Tasmanian Museum and Art Gallery
Bicheno

In November 2006, the second tayenebe workshop was held north of Bicheno on the East Coast of Tasmania.

The number of participants grew from six to eleven women, newcomers included weavers Gloria Andrews, Patsy Cameron, Audrey Frost, Aunty Muriel Maynard (dec), Nannette Shaw and Dyan Summers.

Spring is when the Diplarrena moraea or white flag iris is in flower. The women discovered few plants were readily available within close proximity of the workshop, and took the advice of horticulturalist Paul Frater to collect from the nearby hillside above St Marys.

The first participants to arrive set off early the following morning to walk and collect plant leaves including Lomandra longifolia, commonly known as sagg or mat rush, and Juncus pallidus. Few of the women had worked with these grasses before, preferring to use the leaves of more familiar but introduced New Zealand flax, red hot poker and cordyline or cabbage palm and cumbungi plants.

I like to collect my plants from out in the bush, collect them myself. Not necessarily seasonally. I find it’s not a problem to find plants all the year round. You might know a special gully where the leaves grow really long. That sort of thing.’ Colleen Mundy, Bruny Island, May 2006

Colleen demonstrated the easy steps to starting a basket in the way she was taught by Aunty Lennah Newson.

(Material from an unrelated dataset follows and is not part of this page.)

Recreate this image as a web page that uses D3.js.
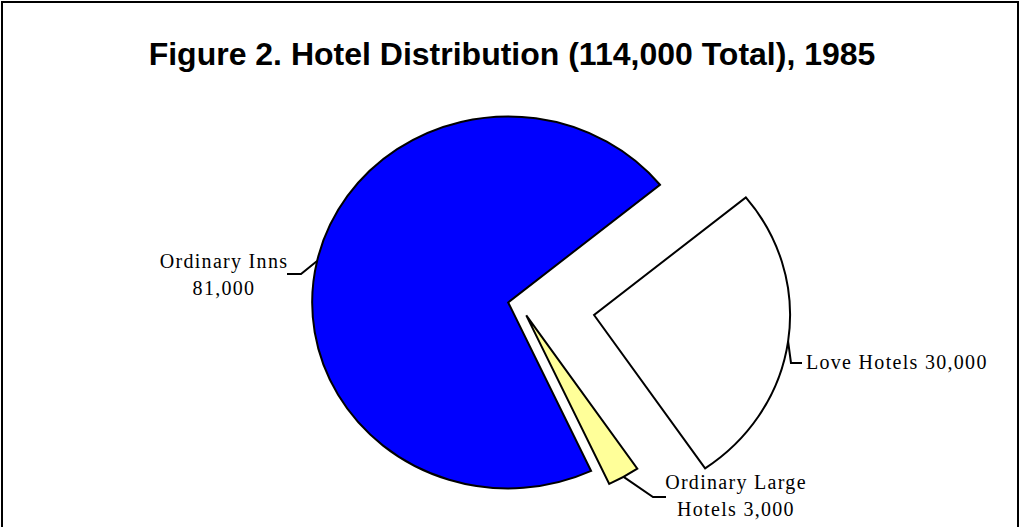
<!DOCTYPE html>
<html>
<head>
<meta charset="utf-8">
<script src="https://cdn.jsdelivr.net/npm/d3@7"></script>
<style>
  body { margin: 0; background: #fff; }
  text { fill: #000; }
</style>
</head>
<body>
<script>
// data
var categories = ["Love Hotels", "Ordinary Large Hotels", "Ordinary Inns"];
var values = [30000, 3000, 81000];
var labelLines = [["Love Hotels 30,000"], ["Ordinary Large", "Hotels 3,000"], ["Ordinary Inns", "81,000"]];
var colors = ["#ffffff", "#ffff99", "#0000ff"];

var width = 1020, height = 527;
var cx = 520, cy = 305;           // pie centre
var ry = 186, kx = 196 / 186;     // pie is a bit wider than tall
var explode = [71, 12, 11.5];

// label / leader layout: elbow point, end point, text anchor spot
var leaders = [
  {elbow: [791, 363], end: [802, 363], tx: 806, ty: 369, anchor: "start"},
  {elbow: [653, 497], end: [666, 497], tx: 736, ty: 489, anchor: "middle"},
  {elbow: [301, 274], end: [287, 274], tx: 224, ty: 268, anchor: "middle"}
];

var svg = d3.select("body").append("svg")
    .attr("width", width)
    .attr("height", height);

svg.append("rect")
    .attr("x", 2).attr("y", 2)
    .attr("width", width - 4).attr("height", height + 10)
    .attr("fill", "none")
    .attr("stroke", "#000")
    .attr("stroke-width", 2);

svg.append("text")
    .attr("x", 512).attr("y", 65)
    .attr("text-anchor", "middle")
    .style("font-family", "'Liberation Sans', Arial, sans-serif")
    .style("font-weight", "bold")
    .style("font-size", "32px")
    .text("Figure 2. Hotel Distribution (114,000 Total), 1985");

var pie = d3.pie().sort(null)
    .startAngle(50.75 * Math.PI / 180)
    .endAngle((50.75 + 360) * Math.PI / 180);

var arcs = pie(values);
var arc = d3.arc().innerRadius(0).outerRadius(ry);

arcs.forEach(function(d, i) {
  var mid = (d.startAngle + d.endAngle) / 2;
  d.ox = cx + kx * explode[i] * Math.sin(mid);
  d.oy = cy - explode[i] * Math.cos(mid);
  d.mid = mid;
});

svg.selectAll("path.slice")
    .data(arcs)
  .enter().append("path")
    .attr("class", "slice")
    .attr("transform", function(d) { return "translate(" + d.ox + "," + d.oy + ") scale(" + kx + ",1)"; })
    .attr("d", arc)
    .attr("fill", function(d, i) { return colors[i]; })
    .attr("stroke", "#000")
    .attr("stroke-width", 2)
    .attr("stroke-linejoin", "miter")
    .attr("vector-effect", "non-scaling-stroke");

// leader lines
var line = d3.line();
svg.selectAll("path.leader")
    .data(arcs)
  .enter().append("path")
    .attr("class", "leader")
    .attr("fill", "none")
    .attr("stroke", "#000")
    .attr("stroke-width", 2)
    .attr("d", function(d, i) {
      var sx = d.ox + kx * ry * Math.sin(d.mid);
      var sy = d.oy - ry * Math.cos(d.mid);
      return line([[sx, sy], leaders[i].elbow, leaders[i].end]);
    });

svg.selectAll("text.label")
    .data(arcs)
  .enter().append("text")
    .attr("class", "label")
    .attr("text-anchor", function(d, i) { return leaders[i].anchor; })
    .style("font-family", "'Liberation Serif', 'Times New Roman', serif")
    .style("font-size", "20px")
    .style("letter-spacing", "1.3px")
    .each(function(d, i) {
      var t = d3.select(this);
      labelLines[i].forEach(function(s, j) {
        t.append("tspan")
          .attr("x", leaders[i].tx)
          .attr("y", leaders[i].ty + j * 27)
          .text(s);
      });
    });
</script>
</body>
</html>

The following morning, local East-Coast woman Gloria Andrews took the women collecting plants in an area just off the main road to St Helens. The women discovered a plant growing quite close by, under a Banksia tree, commonly known as sweet rush. The majority of the weavers found the leaves easy to split and weave and many of the women wove a range of samples. One outcome of this workshop was an increased awareness of where local plants were growing but few weavers were keen to twine the native plant fibres as they thought it was slow and fiddley.